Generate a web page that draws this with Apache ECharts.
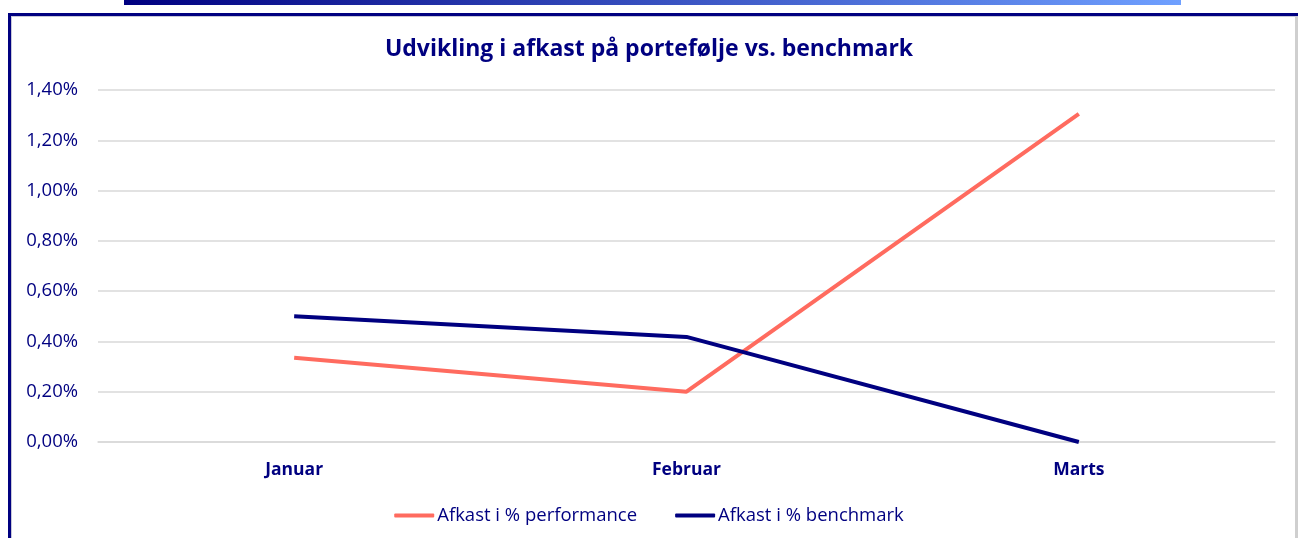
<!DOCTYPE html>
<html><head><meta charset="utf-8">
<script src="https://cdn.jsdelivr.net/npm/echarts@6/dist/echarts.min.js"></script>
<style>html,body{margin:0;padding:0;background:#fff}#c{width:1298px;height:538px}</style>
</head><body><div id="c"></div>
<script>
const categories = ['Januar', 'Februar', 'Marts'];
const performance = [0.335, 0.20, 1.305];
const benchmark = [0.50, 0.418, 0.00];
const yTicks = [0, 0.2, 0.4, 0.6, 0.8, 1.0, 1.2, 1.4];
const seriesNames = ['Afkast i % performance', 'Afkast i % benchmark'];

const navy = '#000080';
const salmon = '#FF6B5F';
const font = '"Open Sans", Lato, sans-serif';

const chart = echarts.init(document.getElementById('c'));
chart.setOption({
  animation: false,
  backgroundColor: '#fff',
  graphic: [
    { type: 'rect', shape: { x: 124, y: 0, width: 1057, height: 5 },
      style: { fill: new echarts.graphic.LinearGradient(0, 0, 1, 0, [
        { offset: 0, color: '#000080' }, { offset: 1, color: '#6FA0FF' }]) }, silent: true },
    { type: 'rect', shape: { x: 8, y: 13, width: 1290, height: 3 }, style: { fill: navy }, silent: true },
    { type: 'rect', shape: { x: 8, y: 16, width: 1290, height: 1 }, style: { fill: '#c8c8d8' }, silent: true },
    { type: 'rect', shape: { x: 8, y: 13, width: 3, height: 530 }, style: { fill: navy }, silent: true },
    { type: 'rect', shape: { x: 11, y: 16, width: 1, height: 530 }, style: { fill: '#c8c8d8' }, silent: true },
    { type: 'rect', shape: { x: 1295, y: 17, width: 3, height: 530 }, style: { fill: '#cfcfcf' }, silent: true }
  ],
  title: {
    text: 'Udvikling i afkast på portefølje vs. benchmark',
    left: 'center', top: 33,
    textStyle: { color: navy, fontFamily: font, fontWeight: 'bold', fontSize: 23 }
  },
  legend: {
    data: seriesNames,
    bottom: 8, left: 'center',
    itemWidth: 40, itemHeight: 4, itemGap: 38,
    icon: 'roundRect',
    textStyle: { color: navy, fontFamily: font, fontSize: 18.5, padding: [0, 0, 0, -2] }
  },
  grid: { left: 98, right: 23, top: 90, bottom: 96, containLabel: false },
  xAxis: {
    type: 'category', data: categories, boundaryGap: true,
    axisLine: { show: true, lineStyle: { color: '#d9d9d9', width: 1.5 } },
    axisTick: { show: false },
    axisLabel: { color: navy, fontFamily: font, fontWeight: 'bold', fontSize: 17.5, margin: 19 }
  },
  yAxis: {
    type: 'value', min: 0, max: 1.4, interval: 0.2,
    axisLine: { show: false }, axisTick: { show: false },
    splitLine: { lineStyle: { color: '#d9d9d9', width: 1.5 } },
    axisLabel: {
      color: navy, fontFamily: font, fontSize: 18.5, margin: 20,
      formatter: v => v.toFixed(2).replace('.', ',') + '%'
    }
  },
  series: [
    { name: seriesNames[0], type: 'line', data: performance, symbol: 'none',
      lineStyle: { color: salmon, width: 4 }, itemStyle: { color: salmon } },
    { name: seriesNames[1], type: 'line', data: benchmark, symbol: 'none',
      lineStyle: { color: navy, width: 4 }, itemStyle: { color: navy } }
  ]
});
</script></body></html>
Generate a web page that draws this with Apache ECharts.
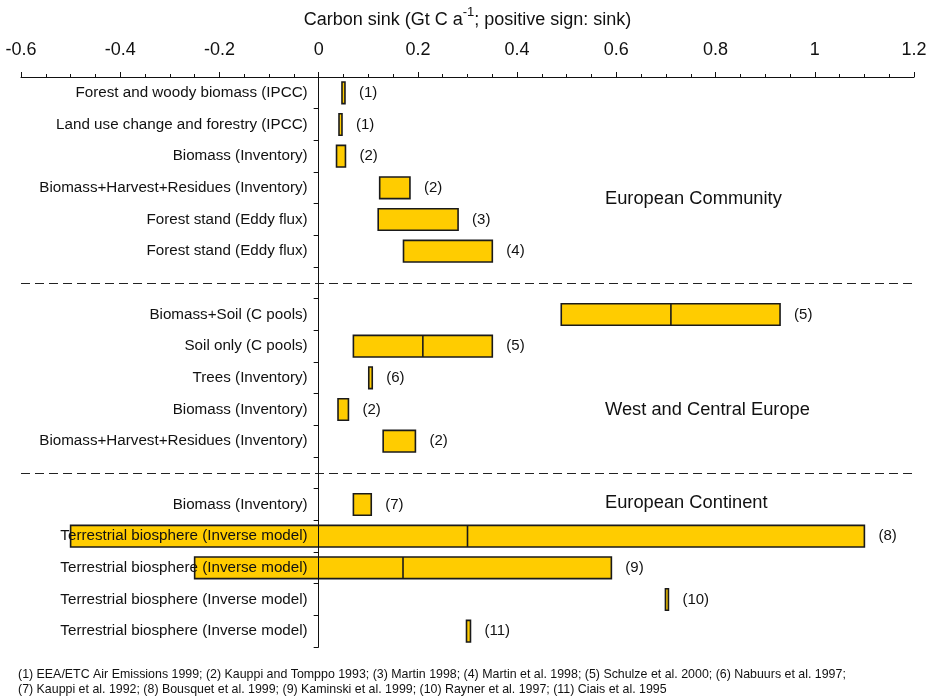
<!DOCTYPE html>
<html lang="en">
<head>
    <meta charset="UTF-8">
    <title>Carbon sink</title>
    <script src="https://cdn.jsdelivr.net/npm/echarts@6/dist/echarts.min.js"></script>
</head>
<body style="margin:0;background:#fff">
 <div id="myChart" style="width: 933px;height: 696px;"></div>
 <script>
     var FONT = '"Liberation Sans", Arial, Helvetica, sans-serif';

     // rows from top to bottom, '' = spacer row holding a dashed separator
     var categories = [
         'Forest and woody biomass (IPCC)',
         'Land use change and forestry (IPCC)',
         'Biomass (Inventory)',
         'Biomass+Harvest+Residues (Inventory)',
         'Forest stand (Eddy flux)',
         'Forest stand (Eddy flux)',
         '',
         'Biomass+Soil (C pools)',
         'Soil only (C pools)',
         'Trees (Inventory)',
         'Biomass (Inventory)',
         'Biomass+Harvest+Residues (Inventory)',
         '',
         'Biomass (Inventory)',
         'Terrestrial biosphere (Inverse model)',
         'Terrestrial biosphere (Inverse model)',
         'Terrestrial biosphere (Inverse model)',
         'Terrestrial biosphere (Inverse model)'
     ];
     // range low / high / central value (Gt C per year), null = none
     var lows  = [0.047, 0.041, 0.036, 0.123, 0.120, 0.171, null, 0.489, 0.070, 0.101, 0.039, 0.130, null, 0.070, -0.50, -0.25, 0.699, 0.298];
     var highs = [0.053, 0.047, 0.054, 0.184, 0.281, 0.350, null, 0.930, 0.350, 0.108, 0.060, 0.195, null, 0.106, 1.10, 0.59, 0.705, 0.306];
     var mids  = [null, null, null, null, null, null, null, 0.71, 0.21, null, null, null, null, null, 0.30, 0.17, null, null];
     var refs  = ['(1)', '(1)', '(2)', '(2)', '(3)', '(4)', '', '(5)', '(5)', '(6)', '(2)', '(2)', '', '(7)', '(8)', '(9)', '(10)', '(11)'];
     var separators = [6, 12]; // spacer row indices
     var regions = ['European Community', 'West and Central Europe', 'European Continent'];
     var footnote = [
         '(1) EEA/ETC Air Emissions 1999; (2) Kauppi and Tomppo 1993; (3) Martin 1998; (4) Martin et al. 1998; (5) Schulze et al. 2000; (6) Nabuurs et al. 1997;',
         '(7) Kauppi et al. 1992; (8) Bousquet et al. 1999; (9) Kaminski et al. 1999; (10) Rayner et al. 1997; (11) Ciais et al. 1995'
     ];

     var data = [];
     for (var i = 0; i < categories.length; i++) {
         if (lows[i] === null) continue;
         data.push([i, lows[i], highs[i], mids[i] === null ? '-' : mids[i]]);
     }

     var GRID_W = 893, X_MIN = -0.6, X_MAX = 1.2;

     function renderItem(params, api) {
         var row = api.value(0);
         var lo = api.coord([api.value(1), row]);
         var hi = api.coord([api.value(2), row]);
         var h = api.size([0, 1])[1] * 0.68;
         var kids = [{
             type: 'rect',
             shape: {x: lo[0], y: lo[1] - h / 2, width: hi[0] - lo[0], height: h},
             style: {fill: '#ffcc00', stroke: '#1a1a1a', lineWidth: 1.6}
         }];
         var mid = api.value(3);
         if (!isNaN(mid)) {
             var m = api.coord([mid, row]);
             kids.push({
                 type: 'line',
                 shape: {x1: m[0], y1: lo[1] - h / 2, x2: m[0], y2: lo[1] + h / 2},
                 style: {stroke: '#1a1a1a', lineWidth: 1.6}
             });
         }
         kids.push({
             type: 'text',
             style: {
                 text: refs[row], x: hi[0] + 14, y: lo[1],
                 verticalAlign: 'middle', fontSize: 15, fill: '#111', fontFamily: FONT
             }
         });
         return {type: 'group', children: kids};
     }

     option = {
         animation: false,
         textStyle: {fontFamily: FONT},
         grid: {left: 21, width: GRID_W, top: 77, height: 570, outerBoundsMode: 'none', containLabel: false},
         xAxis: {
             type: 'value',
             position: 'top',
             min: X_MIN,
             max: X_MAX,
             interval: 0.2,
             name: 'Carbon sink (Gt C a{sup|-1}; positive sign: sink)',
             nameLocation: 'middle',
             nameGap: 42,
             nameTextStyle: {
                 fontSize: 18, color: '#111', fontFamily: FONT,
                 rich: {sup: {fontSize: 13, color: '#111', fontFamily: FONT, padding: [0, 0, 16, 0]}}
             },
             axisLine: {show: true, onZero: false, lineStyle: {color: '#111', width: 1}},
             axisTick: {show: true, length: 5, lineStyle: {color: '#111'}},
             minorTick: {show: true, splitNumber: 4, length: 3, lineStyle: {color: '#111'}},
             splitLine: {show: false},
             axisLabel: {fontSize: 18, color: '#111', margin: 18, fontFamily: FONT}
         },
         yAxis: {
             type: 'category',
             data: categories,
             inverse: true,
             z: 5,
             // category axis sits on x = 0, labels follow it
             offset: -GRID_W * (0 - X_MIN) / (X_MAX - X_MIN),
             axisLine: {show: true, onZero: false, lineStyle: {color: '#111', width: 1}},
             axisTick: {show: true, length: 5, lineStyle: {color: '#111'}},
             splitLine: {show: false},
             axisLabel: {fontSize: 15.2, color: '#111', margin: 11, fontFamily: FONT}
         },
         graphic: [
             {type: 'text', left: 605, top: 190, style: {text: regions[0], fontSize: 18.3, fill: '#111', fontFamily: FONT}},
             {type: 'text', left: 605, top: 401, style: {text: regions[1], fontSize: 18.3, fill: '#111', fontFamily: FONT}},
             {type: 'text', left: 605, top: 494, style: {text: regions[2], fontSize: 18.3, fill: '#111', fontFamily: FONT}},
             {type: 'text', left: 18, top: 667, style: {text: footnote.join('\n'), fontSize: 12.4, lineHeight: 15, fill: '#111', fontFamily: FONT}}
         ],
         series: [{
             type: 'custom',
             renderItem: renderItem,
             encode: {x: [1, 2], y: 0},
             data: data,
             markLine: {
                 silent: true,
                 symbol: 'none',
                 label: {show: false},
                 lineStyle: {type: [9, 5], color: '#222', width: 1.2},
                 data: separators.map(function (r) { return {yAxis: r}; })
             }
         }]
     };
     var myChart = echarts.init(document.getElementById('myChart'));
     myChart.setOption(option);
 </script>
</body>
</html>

--------------------------------------------------

▶ To be done
Copy exactly the lines running from the beginning of the listing through the line that has "const seriesNames = ['Afkast". Drop the pictures.

▶ Final result
Generate a web page that draws this with Apache ECharts.
<!DOCTYPE html>
<html><head><meta charset="utf-8">
<script src="https://cdn.jsdelivr.net/npm/echarts@6/dist/echarts.min.js"></script>
<style>html,body{margin:0;padding:0;background:#fff}#c{width:1298px;height:538px}</style>
</head><body><div id="c"></div>
<script>
const categories = ['Januar', 'Februar', 'Marts'];
const performance = [0.335, 0.20, 1.305];
const benchmark = [0.50, 0.418, 0.00];
const yTicks = [0, 0.2, 0.4, 0.6, 0.8, 1.0, 1.2, 1.4];
const seriesNames = ['Afkast i % performance', 'Afkast i % benchmark'];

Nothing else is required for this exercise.